Partly it’s about aligning the technology. So you have the editorial team who use video player technology to upload videos, embed them, and use video insights to create metadata and generate recommendations. But then our tech also works to increase the value of that content, by giving the revenue team the ability to sell it using that contextual data.
So that’s our Elements product. Then there’s our Playspace product, which is for publishers which don’t have their own video content. Placespace automatically generates a video experience based on assets that we take from the publisher’s website. It identifies text and images and so on to create video content which is a ‘stories’ like experience, similar to what you’d see on Instagram and Snapchat.

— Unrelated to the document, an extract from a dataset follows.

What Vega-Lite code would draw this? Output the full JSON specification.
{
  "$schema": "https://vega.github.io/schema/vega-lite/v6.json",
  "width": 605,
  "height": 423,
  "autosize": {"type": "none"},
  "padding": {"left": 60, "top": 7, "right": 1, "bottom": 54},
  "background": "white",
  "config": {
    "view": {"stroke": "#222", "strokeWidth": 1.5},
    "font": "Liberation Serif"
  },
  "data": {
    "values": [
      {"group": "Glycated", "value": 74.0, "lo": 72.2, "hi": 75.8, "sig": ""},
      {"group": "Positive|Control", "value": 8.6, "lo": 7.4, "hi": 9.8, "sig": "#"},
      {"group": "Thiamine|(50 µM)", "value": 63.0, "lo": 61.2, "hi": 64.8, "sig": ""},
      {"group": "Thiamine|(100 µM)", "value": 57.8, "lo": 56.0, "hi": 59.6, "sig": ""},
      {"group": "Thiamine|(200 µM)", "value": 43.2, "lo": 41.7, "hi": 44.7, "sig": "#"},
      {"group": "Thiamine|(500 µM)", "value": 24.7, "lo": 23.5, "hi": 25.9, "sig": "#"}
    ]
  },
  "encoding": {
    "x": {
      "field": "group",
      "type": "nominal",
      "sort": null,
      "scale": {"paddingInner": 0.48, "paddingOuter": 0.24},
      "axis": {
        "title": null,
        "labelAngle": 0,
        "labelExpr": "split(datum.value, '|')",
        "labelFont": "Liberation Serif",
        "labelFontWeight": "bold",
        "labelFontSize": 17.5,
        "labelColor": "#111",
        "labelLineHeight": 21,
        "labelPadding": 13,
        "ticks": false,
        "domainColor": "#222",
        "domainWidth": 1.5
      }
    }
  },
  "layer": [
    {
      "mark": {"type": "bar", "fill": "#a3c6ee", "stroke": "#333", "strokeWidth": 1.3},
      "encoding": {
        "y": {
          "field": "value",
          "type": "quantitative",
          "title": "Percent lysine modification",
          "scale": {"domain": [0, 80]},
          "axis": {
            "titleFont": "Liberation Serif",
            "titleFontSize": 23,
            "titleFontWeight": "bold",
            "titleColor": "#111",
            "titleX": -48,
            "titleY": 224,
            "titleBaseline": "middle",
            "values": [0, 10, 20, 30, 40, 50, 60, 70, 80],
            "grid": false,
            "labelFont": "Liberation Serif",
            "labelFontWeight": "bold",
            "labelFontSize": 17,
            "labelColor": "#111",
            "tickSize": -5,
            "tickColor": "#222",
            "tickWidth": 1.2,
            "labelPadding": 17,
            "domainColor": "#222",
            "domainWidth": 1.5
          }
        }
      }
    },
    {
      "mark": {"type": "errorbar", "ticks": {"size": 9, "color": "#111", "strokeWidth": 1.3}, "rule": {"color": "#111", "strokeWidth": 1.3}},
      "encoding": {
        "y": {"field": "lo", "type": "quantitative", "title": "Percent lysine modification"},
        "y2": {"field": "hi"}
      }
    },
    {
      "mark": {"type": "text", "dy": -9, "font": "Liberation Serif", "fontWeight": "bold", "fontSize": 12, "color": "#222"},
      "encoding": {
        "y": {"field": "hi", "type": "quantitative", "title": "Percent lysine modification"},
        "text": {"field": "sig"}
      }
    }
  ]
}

And again, with that product we’re bringing a contextually relevant experience to a page, which adds value editorially, but then also helping to monetise it with ads.
You cater both to publishers who have invested heavily in their own video, and to those without any video content. Are you seeing an overall trend right now, of either more publishers investing in their own video content, or more publishers pulling back and relying on syndicated or automatically generated content?
It’s hard to pick out overall trends. We work with more than 200 publishers and our tech runs across more than 5,000 different sites, and each of them have their own specific problems they’re facing. Whenever we start working with a publisher, the first question we ask them is what their video strategy looks like, and what the current pain points are. Then we can tailor a solution from there.
I would say though that we’re definitely seeing more publishers investing in creating video content. One of or most recent product launched was around content creation, and was designed to help publishers scale up video production, because we are seeing more and more publishers investing in creating video content.
But the same issues still remain, creating video content is very expensive and it often has a very short shelf life. Think about a sports broadcaster which needs to create a daily summary of every NBA game. That’s a lot of content every day. So that’s something we’re working on now – where we’re helping publishers to create templates and connecting them to different data sources, and then our platform can help create different versions of similar video. With that NBA example, they might want a template where it’s the same video, but updated with different scores and different highlights from different games.
And that’s definitely a trend right now. As publishers move more and more into creation, they’re looking for tools which can help them speed up and scale up that process.
Lastly, congratulations on the investment! What are your post-investment plans?
So far since the beginning we’ve been fully focused on the US market. We had plans for international expansion which were supposed to start just before COVID, which were going to begin in the UK, but we had to postpone those.
But now in the post-COVID era and with this investment, one of the first things we want to do is start that international expansion. We’ll be opening offices in different locations, similar to what we’ve done in the UK.
And M&A will be a part of that too. If there are companies with similar tech and good clients which are dominant in specific markets, that might help us enter those markets faster.